There have been few studies examining the effectiveness of system-wide interventions to improve the care of patients after OHCA. Herlitz et al.[26] showed that the adjusted one-month mortality of OHCA patients transported to hospital varied markedly (58% to 86%) due to differences in the level of post-resuscitation treatment provision at hospitals. In one of the few implementation studies conducted in post-resuscitation care, Sunde et al.[27] demonstrated that following implementation of a standardized post-resuscitation treatment protocol including the use of therapeutic hypothermia amongst other critical care interventions, the in-hospital survival, neurological outcome and one-year survival all markedly improved compared to historical controls. However, this study was limited by its inability to control for secular trends over time and was limited by its before-after design. We believe our proposed study has methodological strengths compared to previous research, and will help to advance science in post-resuscitation care. More broadly, it will provide information about the effectiveness of active versus passive versus no interventions applied across a diverse healthcare system and multiple hospitals.

We anticipate several challenges to conducting this study. First, clinician engagement is a frequently identified barrier in knowledge translation research.
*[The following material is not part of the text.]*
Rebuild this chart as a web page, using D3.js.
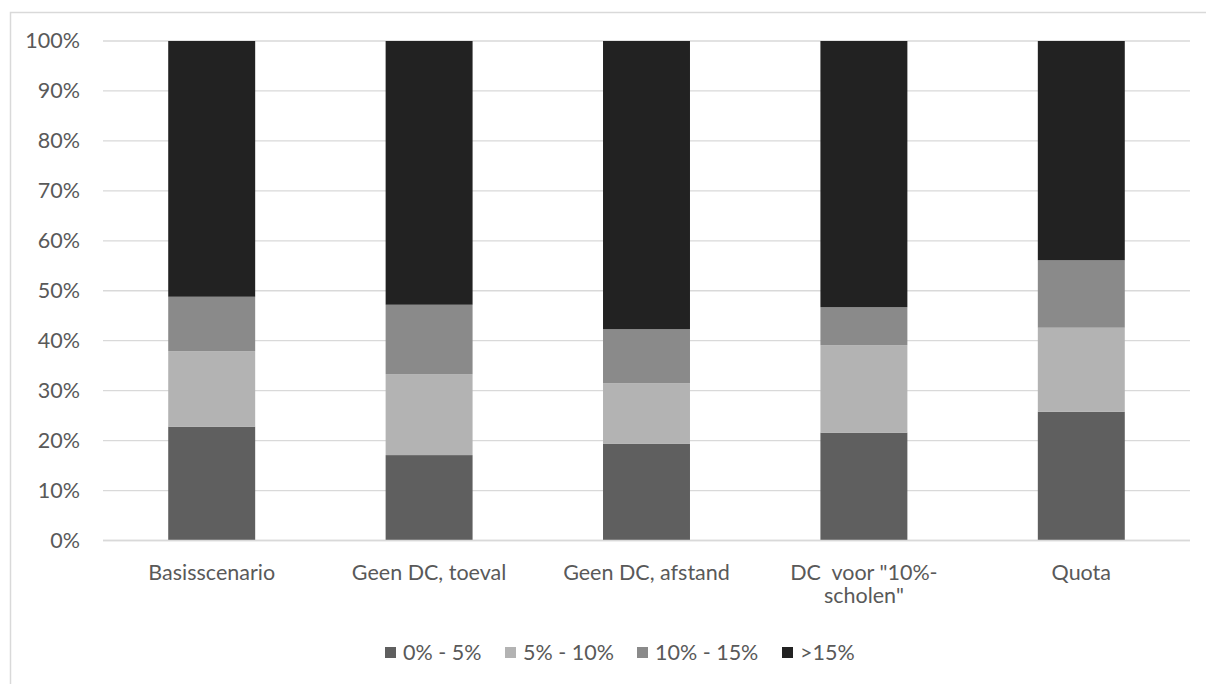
<!DOCTYPE html>
<html>
<head>
<meta charset="utf-8">
<script src="https://cdn.jsdelivr.net/npm/d3@7"></script>
<style>
  html, body { margin: 0; padding: 0; background: #fff; }
  svg text { font-family: Lato, "Open Sans", sans-serif; fill: #595959; white-space: pre; }
</style>
</head>
<body>
<svg id="chart" width="1206" height="684"></svg>
<script>
// Scenarios along the x axis
const categories = ["Basisscenario", "Geen DC, toeval", "Geen DC, afstand", "DC  voor \"10%-scholen\"", "Quota"];
// Stack series (share of pupils, %)
const seriesNames = ["0% - 5%", "5% - 10%", "10% - 15%", ">15%"];
const s0to5   = [22.8, 17.1, 19.4, 21.6, 25.8];
const s5to10  = [15.1, 16.2, 12.1, 17.5, 16.8];
const s10to15 = [10.9, 13.9, 10.8,  7.6, 13.5];
const sOver15 = [51.2, 52.8, 57.7, 53.3, 43.9];
const yTicks = [0, 10, 20, 30, 40, 50, 60, 70, 80, 90, 100];
const colors = ["#5f5f5f", "#b3b3b3", "#8a8a8a", "#222222"];

const fontSize = 21.5;

const rows = categories.map((c, i) => ({
  cat: c,
  [seriesNames[0]]: s0to5[i],
  [seriesNames[1]]: s5to10[i],
  [seriesNames[2]]: s10to15[i],
  [seriesNames[3]]: sOver15[i]
}));

const svg = d3.select("#chart");

// outer chart frame
svg.append("rect")
  .attr("x", 10.5).attr("y", 12.5)
  .attr("width", 1300).attr("height", 800)
  .attr("fill", "none").attr("stroke", "#d9d9d9").attr("stroke-width", 1.5);

const plotLeft = 103, plotRight = 1190, plotTop = 41, plotBottom = 540.5;

const x = d3.scaleBand().domain(categories).range([plotLeft, plotRight])
  .paddingInner(0.6).paddingOuter(0.3);
const y = d3.scaleLinear().domain([0, 100]).range([plotBottom, plotTop]);

// gridlines
svg.append("g").selectAll("line").data(yTicks).join("line")
  .attr("x1", plotLeft).attr("x2", plotRight)
  .attr("y1", d => y(d)).attr("y2", d => y(d))
  .attr("stroke", "#d9d9d9").attr("stroke-width", 1.3);

// y axis labels
const yAxis = svg.append("g").attr("transform", `translate(${plotLeft},0)`)
  .call(d3.axisLeft(y).tickValues(yTicks).tickFormat(d => d + "%").tickSize(0).tickPadding(23));
yAxis.select(".domain").remove();
yAxis.selectAll("text").attr("font-size", fontSize).style("font-family", "Lato, sans-serif").attr("fill", "#595959");

// stacked bars
const stack = d3.stack().keys(seriesNames)(rows);
svg.append("g").selectAll("g").data(stack).join("g")
  .attr("fill", (d, i) => colors[i])
  .selectAll("rect").data(d => d).join("rect")
  .attr("x", d => x(d.data.cat))
  .attr("width", x.bandwidth())
  .attr("y", d => y(d[1]))
  .attr("height", d => y(d[0]) - y(d[1]));

// x axis baseline
svg.append("line").attr("x1", plotLeft).attr("x2", plotRight)
  .attr("y1", plotBottom).attr("y2", plotBottom)
  .attr("stroke", "#d9d9d9").attr("stroke-width", 1.5);

// x axis labels, wrapped after a hyphen when too wide
const xAxis = svg.append("g").attr("transform", `translate(0,${plotBottom})`)
  .call(d3.axisBottom(x).tickSize(0).tickPadding(24));
xAxis.select(".domain").remove();
xAxis.selectAll("text").attr("font-size", fontSize).style("font-family", "Lato, sans-serif").attr("fill", "#595959")
  .each(function(d) {
    const t = d3.select(this);
    const i = d.indexOf("-");
    if (i > 0 && this.getComputedTextLength() > 200) {
      const dy = t.attr("dy");
      t.text(null);
      t.append("tspan").attr("x", 0).attr("dy", dy).text(d.slice(0, i + 1));
      t.append("tspan").attr("x", 0).attr("dy", "1.1em").text(d.slice(i + 1));
    }
  });

// legend
const legend = svg.append("g").attr("transform", "translate(0,652)");
const legendX = [385, 505, 637, 782];
const items = legend.selectAll("g").data(seriesNames).join("g")
  .attr("transform", (d, i) => `translate(${legendX[i]},0)`);
items.append("rect").attr("x", 0).attr("y", -5).attr("width", 11).attr("height", 11)
  .attr("fill", (d, i) => colors[i]);
items.append("text").attr("x", 18).attr("y", 0).attr("dy", "0.35em")
  .attr("font-size", fontSize).text(d => d);
</script>
</body>
</html>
We will address this challenge by engaging all levels of clinical staff from the start of the project in a consensus-driven approach and by developing customized implementation tools. Second, timely and accurate data collection for a large-scale pragmatic study is also challenging, especially within busy EDs and ICUs. We will partner with an established and successful data collection system to ensure that comprehensive data collection is feasible in all participating hospitals. Third, our ability to influence healthcare workers across EDs, ICUs, and cardiology services may be challenged by institutional and specialty-specific cultural issues. We hope to overcome this limitation by recruiting local champions from all three of these disciplines to help ensure that this project is fully implemented at each site.

We believe our study intervention will lead to improved patient outcomes, and also provide a model for organizing system-wide quality improvement initiatives. The SPARC Network has the potential to become a collaborative network of hospitals that improves all aspects of post-resuscitation care. If it is successful, we anticipate that promotion and adoption of induced hypothermia will only represent the first step in an ongoing process to advance science in the fields of knowledge translation, quality improvement, and resuscitation science.